Престиж шейха Джасима среди катарских племен усилился кратно. Ни у кого из них, равно как и у племен, жительствовавших в соседних с Катаром уделах, не возникало уже никаких вопросов относительно статуса шейха Джасима, как правителя Катара. Представителями шейха Джасима во всех последующих контактах с турками выступали его брат и сыновья.

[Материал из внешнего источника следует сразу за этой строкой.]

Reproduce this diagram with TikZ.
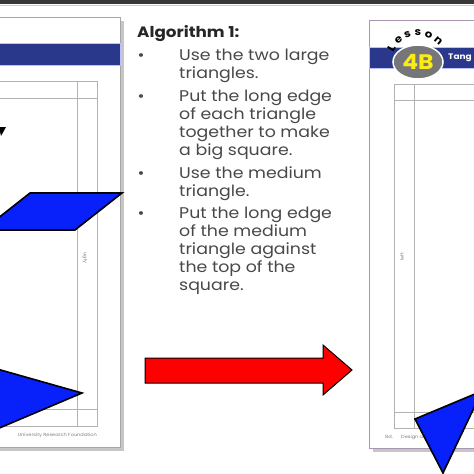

В начале 1895 г. отношения между родами Аль Тани и Аль Халифа, и без того крайне натянутые, резко обострились. Возникла реальная угроза военного конфликта. Инициатором развернувшихся в Катаре мероприятий по подготовке к набегу на Бахрейн выступил вождь бахрейнского племени бану ибн ‘али, шейх Султан ибн Салама. Из-за ссоры с шейхом ‘Исой он со своим племенем перебрался с Бахрейна в Эль-Рувайс, что на севере Катара. Вошел в отношения с правителем Эль-Бида’а и заключил с ним союз о совместных действиях против рода Аль Халифа. Глава турецкой администрации в Эль-Хасе (муташарриф) поддержал намерения шейхов относительно таких действий, и выразил готовность оказать им помощь оружием. Более того, собрал ополчение из племен Эль-Хасы, пожелавших принять участие в морском походе на Бахрейн, имея в виду неплохо поживиться там. Придав ополченцам-бедуинам турецкий отряд, приказал встать лагерем у колодца Бир Джимджим, что за пределами Эль-Хасы, и быть готовыми отправиться в Катар, чтобы присоединиться к племени бану ибн ‘али. Причиной ссоры, подтолкнувшей шейха Султана к отпаданию от Бахрейна, арабские историки называют акт насилия над его соплеменником, совершенным братом шейха ‘Исы, и последовавшая затем массовая драка, жертвой которой стали четыре человека из племени бану ибн ‘али.